[BEGIN]

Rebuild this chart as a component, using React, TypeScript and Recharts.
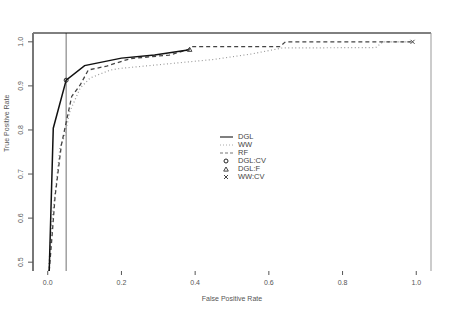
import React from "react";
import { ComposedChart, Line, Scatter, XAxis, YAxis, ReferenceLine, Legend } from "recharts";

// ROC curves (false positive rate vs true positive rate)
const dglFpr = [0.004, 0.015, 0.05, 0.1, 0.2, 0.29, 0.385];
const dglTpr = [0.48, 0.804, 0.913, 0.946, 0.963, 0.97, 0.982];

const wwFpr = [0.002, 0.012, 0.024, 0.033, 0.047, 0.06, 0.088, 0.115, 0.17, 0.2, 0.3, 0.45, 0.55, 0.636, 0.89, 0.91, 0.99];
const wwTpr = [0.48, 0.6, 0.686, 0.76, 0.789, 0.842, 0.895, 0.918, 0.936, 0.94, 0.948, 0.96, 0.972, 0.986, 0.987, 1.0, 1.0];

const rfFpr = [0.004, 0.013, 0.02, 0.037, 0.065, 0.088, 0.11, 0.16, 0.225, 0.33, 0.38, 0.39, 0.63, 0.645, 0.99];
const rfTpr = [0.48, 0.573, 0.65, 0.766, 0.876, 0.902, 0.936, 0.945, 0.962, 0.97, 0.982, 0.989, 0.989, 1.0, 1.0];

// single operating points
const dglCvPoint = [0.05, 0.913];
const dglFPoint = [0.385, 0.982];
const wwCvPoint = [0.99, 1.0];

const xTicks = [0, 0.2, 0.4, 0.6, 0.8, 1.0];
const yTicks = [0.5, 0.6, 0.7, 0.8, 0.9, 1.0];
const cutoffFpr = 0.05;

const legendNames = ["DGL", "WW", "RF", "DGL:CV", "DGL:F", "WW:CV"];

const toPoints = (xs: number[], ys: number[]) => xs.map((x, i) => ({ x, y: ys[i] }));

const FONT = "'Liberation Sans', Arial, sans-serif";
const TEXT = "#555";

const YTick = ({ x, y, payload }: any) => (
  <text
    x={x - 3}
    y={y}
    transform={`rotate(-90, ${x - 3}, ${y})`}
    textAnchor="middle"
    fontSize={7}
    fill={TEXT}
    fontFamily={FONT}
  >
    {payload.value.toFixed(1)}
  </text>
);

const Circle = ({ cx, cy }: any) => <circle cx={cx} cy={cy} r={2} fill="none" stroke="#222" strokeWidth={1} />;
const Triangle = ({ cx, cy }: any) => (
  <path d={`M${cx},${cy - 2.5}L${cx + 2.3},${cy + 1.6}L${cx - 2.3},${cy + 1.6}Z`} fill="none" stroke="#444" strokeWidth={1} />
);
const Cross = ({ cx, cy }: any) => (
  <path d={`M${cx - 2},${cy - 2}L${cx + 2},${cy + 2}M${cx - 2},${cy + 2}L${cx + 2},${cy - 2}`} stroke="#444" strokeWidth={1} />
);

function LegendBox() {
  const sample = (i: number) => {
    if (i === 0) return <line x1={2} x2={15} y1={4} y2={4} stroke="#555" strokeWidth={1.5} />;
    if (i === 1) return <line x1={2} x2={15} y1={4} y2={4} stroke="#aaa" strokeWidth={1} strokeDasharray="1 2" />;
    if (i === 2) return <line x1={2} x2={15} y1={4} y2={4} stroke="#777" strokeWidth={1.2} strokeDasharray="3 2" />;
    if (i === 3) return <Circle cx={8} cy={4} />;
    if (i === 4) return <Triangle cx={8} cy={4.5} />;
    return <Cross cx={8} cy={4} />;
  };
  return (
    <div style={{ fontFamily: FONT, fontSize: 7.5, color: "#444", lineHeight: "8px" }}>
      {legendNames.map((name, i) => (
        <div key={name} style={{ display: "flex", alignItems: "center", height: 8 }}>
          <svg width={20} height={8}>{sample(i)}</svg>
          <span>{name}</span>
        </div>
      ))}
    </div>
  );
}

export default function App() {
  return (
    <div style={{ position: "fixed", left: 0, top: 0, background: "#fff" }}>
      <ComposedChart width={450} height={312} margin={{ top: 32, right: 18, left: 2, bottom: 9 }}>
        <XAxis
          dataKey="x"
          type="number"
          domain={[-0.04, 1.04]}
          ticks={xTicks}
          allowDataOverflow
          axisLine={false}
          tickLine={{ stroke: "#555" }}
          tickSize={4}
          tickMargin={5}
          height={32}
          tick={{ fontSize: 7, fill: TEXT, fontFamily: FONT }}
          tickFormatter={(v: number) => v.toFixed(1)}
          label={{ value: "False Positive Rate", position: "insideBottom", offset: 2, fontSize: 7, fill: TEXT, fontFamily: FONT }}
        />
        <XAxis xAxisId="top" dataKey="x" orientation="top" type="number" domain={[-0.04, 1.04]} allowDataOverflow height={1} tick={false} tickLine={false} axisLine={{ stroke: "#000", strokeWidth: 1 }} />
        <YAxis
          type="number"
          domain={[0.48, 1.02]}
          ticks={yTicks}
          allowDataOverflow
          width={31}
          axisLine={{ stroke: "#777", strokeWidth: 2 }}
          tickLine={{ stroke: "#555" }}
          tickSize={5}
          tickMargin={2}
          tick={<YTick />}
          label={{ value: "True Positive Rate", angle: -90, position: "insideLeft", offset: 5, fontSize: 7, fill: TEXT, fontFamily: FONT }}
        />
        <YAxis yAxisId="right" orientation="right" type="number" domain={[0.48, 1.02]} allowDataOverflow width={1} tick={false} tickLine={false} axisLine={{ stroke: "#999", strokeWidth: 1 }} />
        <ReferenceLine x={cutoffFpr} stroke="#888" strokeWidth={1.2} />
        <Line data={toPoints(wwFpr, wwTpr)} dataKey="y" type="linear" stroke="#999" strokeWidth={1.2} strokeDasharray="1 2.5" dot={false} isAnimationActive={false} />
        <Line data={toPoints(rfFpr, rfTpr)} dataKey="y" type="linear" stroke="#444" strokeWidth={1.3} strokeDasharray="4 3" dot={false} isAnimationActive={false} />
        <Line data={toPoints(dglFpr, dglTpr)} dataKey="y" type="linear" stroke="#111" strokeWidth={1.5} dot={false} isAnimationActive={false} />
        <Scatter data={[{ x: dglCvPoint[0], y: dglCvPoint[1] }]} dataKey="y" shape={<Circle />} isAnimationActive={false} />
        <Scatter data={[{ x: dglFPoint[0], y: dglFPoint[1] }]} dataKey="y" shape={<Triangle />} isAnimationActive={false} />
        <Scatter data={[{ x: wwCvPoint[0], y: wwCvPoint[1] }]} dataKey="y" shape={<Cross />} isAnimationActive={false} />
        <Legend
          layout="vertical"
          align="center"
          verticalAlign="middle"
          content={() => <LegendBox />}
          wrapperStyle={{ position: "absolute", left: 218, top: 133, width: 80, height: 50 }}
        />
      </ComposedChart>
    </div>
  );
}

[END]
[BEGIN]

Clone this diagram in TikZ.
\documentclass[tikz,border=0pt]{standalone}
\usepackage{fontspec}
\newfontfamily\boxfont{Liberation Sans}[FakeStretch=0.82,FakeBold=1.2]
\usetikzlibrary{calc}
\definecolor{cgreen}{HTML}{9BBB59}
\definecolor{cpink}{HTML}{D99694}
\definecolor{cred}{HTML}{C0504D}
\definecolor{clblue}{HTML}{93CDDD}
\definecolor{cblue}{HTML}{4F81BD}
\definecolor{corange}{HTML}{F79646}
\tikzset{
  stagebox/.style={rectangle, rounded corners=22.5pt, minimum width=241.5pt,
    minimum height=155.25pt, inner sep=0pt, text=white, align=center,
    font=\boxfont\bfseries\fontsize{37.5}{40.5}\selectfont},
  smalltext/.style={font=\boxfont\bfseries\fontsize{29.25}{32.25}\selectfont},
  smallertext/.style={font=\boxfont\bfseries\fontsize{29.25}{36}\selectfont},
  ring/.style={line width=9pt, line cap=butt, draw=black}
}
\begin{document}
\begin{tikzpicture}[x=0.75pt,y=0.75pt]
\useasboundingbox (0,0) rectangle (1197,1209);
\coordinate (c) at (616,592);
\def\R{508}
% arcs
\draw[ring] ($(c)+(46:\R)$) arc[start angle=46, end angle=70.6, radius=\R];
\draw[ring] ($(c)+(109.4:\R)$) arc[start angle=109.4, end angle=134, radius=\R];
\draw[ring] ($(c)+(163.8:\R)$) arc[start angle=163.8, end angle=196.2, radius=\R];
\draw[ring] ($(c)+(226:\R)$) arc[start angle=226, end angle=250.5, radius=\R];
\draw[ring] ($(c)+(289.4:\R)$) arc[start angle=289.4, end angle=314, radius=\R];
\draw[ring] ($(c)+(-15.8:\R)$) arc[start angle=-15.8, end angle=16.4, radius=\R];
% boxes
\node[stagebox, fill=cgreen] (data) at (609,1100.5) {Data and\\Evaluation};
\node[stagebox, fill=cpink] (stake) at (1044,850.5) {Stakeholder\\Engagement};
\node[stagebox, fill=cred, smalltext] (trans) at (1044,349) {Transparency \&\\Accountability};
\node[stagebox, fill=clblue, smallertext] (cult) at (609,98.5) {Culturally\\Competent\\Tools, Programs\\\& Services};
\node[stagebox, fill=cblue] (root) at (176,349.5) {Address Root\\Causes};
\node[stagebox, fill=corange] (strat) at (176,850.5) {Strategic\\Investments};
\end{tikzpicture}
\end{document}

[END]

_Written instruction_
Give only the number of lines in the listing above that include the string "React".

_Answer to the problem_
2